The clinical presentation of COVID-19 varies from patient to patient and understanding individual genetic susceptibility to the disease is therefore vital to prognosis, prevention, and the development of new treatments. For the first time, Italian scientists have been able to identify the genetic and molecular basis of this susceptibility to infection as well as to the possibility of contracting a more severe form of the disease. The research will be presented to the 53rd annual conference of the European Society of Human Genetics, being held entirely on-line due to the COVID-19 pandemic.
Professor Alessandra Renieri, Director of the Medical Genetics Unit at the University Hospital of Siena, Italy, will describe her team’s GEN-COVID project to collect genomic samples from COVID patients across the whole of Italy in order to try to identify the genetic bases of the high level of clinical variability they showed. Using whole exome sequencing (WES) to study the first data from 130 COVID patients from Siena and other Tuscan institutions, they were able to uncover a number of common susceptibility genes that were linked to a favourable or unfavourable outcome of infection. “We believe that variations in these genes may determine disease progression,” says Prof Renieri. “To our knowledge, this is the first report on the results of WES in COVID-19.”
Searching for common genes in affected patients against a control group did not give statistically significant results with the exception of a few genes. So the researchers decided to treat each patient as an independent case, following the example of autism spectrum disorder. “In this way we were able to identify for each patient an average of three pathogenic (disease-causing) mutations involved in susceptibility to COVID infection,” says Prof Renieri. “This result was not unexpected, since we already knew from studies of twins that COVID-19 has a strong genetic basis.”
Although presentation of COVID is different in each individual, this does not rule out the possibility of the same treatment being effective in many cases. “The model we are proposing includes common genes and our results point to some of them. For example, ACE2 remains one of the major targets. All our COVID patients have an intact ACE2 protein, and the biological pathway involving this gene remains a major focus for drug development,” says Prof Renieri. ACE2 is an enzyme attached to the outer surface of several organs, including the lungs, that lowers blood pressure. It serves as an entry point for some coronaviruses, including COVID-19.
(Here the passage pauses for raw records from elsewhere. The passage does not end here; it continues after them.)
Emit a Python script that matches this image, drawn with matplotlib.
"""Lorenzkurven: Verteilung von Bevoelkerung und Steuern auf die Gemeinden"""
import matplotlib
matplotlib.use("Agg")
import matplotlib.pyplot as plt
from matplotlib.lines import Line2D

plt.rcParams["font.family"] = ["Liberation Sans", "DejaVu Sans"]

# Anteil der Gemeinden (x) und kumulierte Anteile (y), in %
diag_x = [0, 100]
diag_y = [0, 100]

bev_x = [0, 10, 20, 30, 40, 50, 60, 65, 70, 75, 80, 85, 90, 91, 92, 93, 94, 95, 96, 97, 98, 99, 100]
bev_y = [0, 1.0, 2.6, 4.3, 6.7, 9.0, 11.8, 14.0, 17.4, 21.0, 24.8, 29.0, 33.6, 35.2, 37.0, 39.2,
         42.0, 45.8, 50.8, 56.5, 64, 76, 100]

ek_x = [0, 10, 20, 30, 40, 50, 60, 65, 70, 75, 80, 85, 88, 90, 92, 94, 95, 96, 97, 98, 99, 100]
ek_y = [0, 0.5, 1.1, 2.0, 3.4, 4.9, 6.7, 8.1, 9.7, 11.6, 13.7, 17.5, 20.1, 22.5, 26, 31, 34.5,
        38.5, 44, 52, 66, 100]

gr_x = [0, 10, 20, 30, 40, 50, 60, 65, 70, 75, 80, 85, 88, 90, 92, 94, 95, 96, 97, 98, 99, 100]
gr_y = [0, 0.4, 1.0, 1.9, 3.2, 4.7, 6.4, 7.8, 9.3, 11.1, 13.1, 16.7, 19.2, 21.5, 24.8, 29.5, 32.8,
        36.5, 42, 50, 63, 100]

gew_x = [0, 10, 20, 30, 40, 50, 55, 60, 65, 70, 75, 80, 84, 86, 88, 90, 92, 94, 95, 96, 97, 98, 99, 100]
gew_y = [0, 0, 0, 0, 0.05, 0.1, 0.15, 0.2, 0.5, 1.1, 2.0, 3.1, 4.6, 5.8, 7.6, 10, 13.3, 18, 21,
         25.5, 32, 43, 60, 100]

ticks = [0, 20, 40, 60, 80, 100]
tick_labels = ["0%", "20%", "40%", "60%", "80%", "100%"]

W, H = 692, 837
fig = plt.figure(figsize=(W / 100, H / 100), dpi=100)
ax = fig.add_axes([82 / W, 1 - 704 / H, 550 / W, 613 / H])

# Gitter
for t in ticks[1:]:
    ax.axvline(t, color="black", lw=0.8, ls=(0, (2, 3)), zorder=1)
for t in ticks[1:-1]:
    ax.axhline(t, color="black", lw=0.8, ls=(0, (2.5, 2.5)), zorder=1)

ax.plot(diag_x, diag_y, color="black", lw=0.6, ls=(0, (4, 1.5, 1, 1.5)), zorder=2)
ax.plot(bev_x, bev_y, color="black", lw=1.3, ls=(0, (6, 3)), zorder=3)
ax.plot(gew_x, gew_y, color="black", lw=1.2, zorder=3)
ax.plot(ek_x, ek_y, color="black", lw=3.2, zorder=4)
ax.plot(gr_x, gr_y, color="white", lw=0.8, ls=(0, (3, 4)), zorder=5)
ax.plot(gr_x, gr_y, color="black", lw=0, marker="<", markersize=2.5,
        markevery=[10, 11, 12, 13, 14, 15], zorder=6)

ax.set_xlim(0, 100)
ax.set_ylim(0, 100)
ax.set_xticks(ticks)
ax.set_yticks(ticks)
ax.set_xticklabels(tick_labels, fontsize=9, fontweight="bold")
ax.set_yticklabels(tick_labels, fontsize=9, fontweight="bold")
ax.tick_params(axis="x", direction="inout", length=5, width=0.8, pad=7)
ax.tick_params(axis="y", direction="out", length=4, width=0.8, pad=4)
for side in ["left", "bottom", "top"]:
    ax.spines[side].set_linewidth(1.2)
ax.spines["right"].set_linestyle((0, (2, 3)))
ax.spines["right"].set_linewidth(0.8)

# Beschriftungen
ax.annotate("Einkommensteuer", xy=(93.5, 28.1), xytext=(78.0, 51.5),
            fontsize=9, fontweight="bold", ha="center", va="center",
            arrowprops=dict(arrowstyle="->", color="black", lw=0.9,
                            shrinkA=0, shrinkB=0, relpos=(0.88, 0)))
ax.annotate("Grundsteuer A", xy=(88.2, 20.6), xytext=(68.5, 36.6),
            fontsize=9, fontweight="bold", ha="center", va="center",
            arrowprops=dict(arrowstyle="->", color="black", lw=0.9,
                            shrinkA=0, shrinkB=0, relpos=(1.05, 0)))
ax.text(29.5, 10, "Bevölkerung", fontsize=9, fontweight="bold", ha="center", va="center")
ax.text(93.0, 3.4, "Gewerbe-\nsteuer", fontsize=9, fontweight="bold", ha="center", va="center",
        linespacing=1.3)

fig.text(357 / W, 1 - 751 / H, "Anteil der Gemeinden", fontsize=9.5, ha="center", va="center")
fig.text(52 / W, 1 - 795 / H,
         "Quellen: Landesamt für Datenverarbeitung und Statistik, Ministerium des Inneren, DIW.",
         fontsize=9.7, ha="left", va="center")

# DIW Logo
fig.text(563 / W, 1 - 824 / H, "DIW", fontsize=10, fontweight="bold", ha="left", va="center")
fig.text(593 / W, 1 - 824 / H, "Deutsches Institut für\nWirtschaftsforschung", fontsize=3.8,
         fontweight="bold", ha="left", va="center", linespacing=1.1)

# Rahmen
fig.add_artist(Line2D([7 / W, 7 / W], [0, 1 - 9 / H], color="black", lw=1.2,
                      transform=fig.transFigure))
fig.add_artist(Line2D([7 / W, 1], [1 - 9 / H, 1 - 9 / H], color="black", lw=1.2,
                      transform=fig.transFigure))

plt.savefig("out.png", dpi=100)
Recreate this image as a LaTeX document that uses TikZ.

These results will have significant implications for health and healthcare policy. Understanding the genetic profile of patients may allow the repurposing of existing medicines for specific therapeutic approaches against COVID-19 as well as speeding the development of new antiviral drugs. Being able to identify patients susceptible to severe pneumonia and their responsiveness to specific drugs will allow rapid public health treatment interventions. And future research will be aided, too, by the development of a COVID Biobank accessible to academic and industry partners.
The researchers will now analyze a further 2000 samples from other Italian regions, specifically from 35 Italian Hospitals belonging to the GEN-COVID project.
“Our data, although preliminary, are promising, and now we plan to validate them in a wider population,” says Prof Renieri. “Going beyond our specific results, the outcome of our study underlines the need for a new method to fully assess the basis of one of the more complex genetic traits, with an environmental causation (the virus), but a high rate of heritability. We need to develop new mathematical models using artificial intelligence in order to be able to understand the complexity of this trait, which is derived from a combination of common and rare genetic factors.
“We have developed this approach in collaboration with the Siena Artificial Intelligence Lab, and now intend to compare it with classical genome-wide association studies3 in the context of the COVID-19 Host Genetics Initiative, which brings together the human genetics community to generate, share, and analyse data to learn the genetic determinants of COVID-19 susceptibility, severity, and outcomes. As a research community, we need to do everything we can to help public health interventions move forward at this time.”
Chair of the ESHG conference, Professor Joris Veltman, Dean of the Biosciences Institute at Newcastle University, Newcastle upon Tyne, UK, said: “We are very excited to have this work on the genetics of COVID19 susceptibility presented as one of our late-breaking abstract talks at the ESHG. Our Italian colleagues present the first insight into the role of genetic susceptibility influencing the severity of the response to a COVID19 infection. It needs to be expanded to encompass much larger populations, but it is impressive to see the speed at which research on this virus has proceeded in just a few months’ time.”